– by Mark Barnes –
If you visit the claimed site of Jesus’ crucifixion today, it’s almost impossible to imagine what it once would have been like. To visit, you must go into the bustling Old City of Jerusalem, and then inside the Church of the Holy Sepulchre. There, as you dodge between crowds of pilgrims and swinging Greek Orthodox oil lamps, you’ll see a white rock poking up under an altar. It’s here, the church claims, that Jesus was crucified. Surprisingly perhaps, most archaeologists agree.

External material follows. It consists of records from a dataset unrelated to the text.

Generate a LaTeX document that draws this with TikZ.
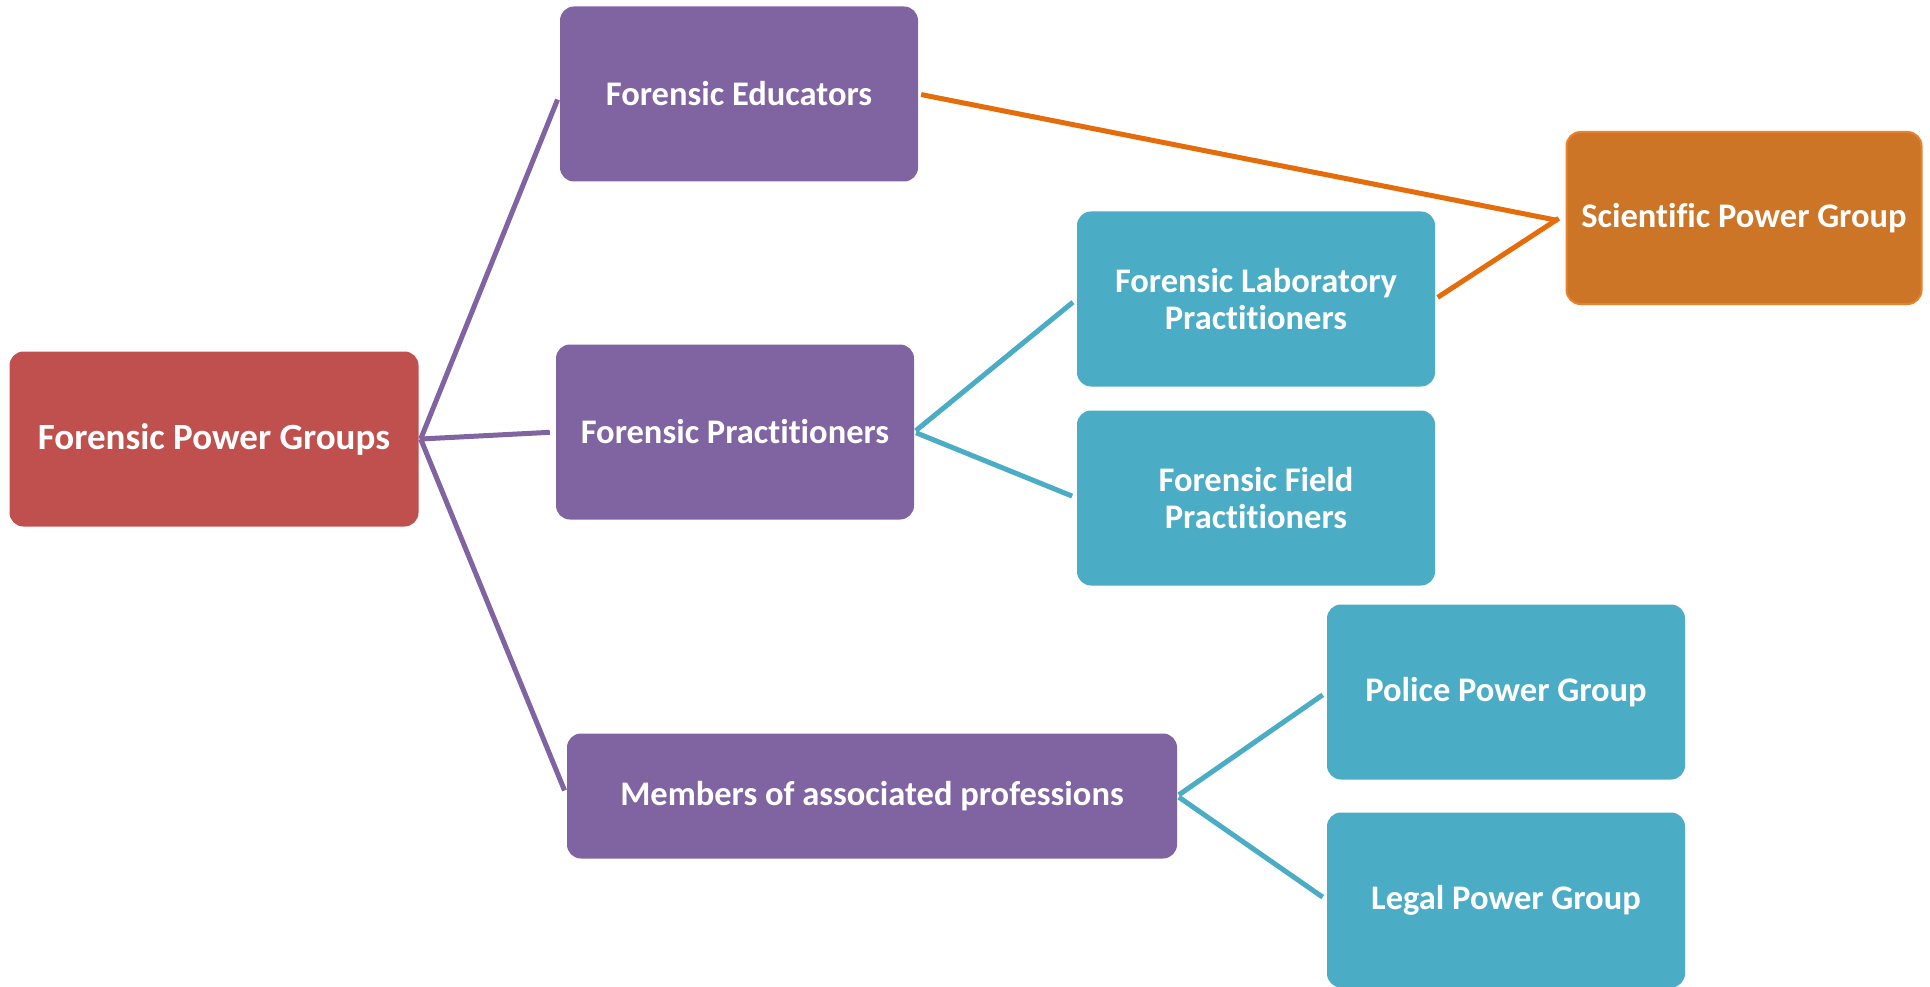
\documentclass[tikz,border=0pt]{standalone}
\usepackage{fontspec}
\setmainfont{Carlito}[RawFeature={-liga;-dlig;-calt;-clig}]
\definecolor{cred}{HTML}{C0504D}
\definecolor{cpurple}{HTML}{8064A2}
\definecolor{cteal}{HTML}{4BACC6}
\definecolor{corange}{HTML}{E46C0A}
\definecolor{cofill}{HTML}{CC7527}
\definecolor{coedge}{HTML}{E8822E}
\begin{document}
\begin{tikzpicture}[x=1pt,y=-1pt,
  box/.style={rectangle, rounded corners=14pt, inner sep=0pt, text=white,
    font=\fontsize{34.5}{37}\selectfont\bfseries, align=center,
    minimum width=358pt, minimum height=175pt},
  redbox/.style={box, fill=cred, font=\fontsize{37}{40}\selectfont\bfseries},
  purplebox/.style={box, fill=cpurple},
  tealbox/.style={box, fill=cteal},
  orangebox/.style={box, fill=cofill, draw=coedge, line width=2pt},
  plink/.style={draw=cpurple, line width=5pt, shorten >=6pt},
  tlink/.style={draw=cteal, line width=5pt, shorten <=2pt, shorten >=5pt},
  olink/.style={draw=corange, line width=5pt, shorten <=3pt, shorten >=8pt}]
\useasboundingbox (0,0) rectangle (1930,987);

\node[redbox, minimum width=409pt] (fpg) at (214,439) {Forensic Power Groups};
\node[purplebox] (edu) at (739,94) {Forensic Educators};
\node[purplebox] (prac) at (735,432) {Forensic Practitioners};
\node[purplebox, minimum width=610pt, minimum height=125pt] (mem) at (872,796) {Members of associated professions};
\node[tealbox] (lab) at (1256,299) {Forensic Laboratory\\Practitioners};
\node[tealbox] (field) at (1256,498) {Forensic Field\\Practitioners};
\node[orangebox, minimum width=355pt, minimum height=172pt] (sci) at (1744,218) {Scientific Power Group};
\node[tealbox] (police) at (1506,692) {Police Power Group};
\node[tealbox] (legal) at (1506,900) {Legal Power Group};

\coordinate (fork) at ([xshift=2pt]fpg.east);
\draw[plink] (fork) -- (edu.west);
\draw[plink] (fork) -- (prac.west);
\draw[plink] (fork) -- (mem.west);

\draw[tlink] (prac.east) -- (lab.west);
\draw[tlink] (prac.east) -- (field.west);
\draw[tlink] (mem.east) -- (police.west);
\draw[tlink] (mem.east) -- (legal.west);

\draw[olink] (edu.east) -- ([yshift=-4pt]sci.west);
\draw[olink] (lab.east) -- ([yshift=4pt]sci.west);
\end{tikzpicture}
\end{document}
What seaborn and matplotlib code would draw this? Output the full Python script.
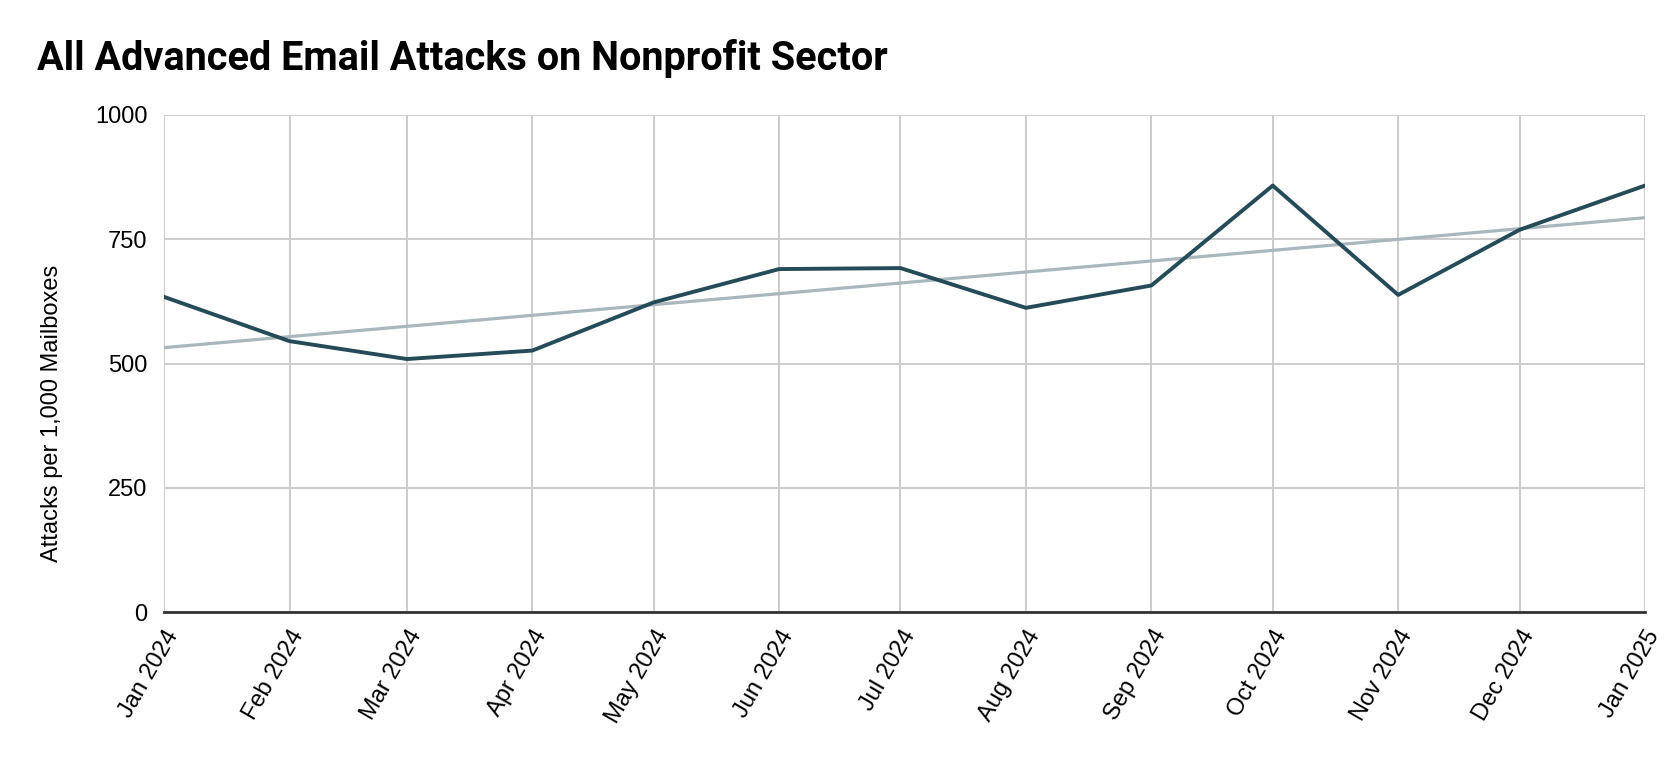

Of course, Jesus didn’t go into the Old City to Golgotha. He went out of the city. All the gospel writers emphasise that Jesus was taken outside the city to be crucified. Unlike today, in 30 AD, the site of the Church of the Holy Sepulchre was outside the city walls.
You may be wondering why that is so important. It matters because Jews associate holiness and purity with places. So it was outside the city where the unclean was dealt with (e.g. Leviticus 14:33-45).
A holy city and a holy God
The holiest place was, of course, the temple. But Jerusalem itself was considered to be a holy city (Nehemiah 11:1, Isaiah 52:1, Matthew 4:5, etc.). That meant that certain things shouldn’t take place within the city’s walls. Everything impure should be done outside or taken there. At the time of Jesus, some Jews (the Essenes) even forbade defecating within the city. They had to go 3,000 cubits outside the city, which is nearly a mile. And we think having a privy in the garden is difficult!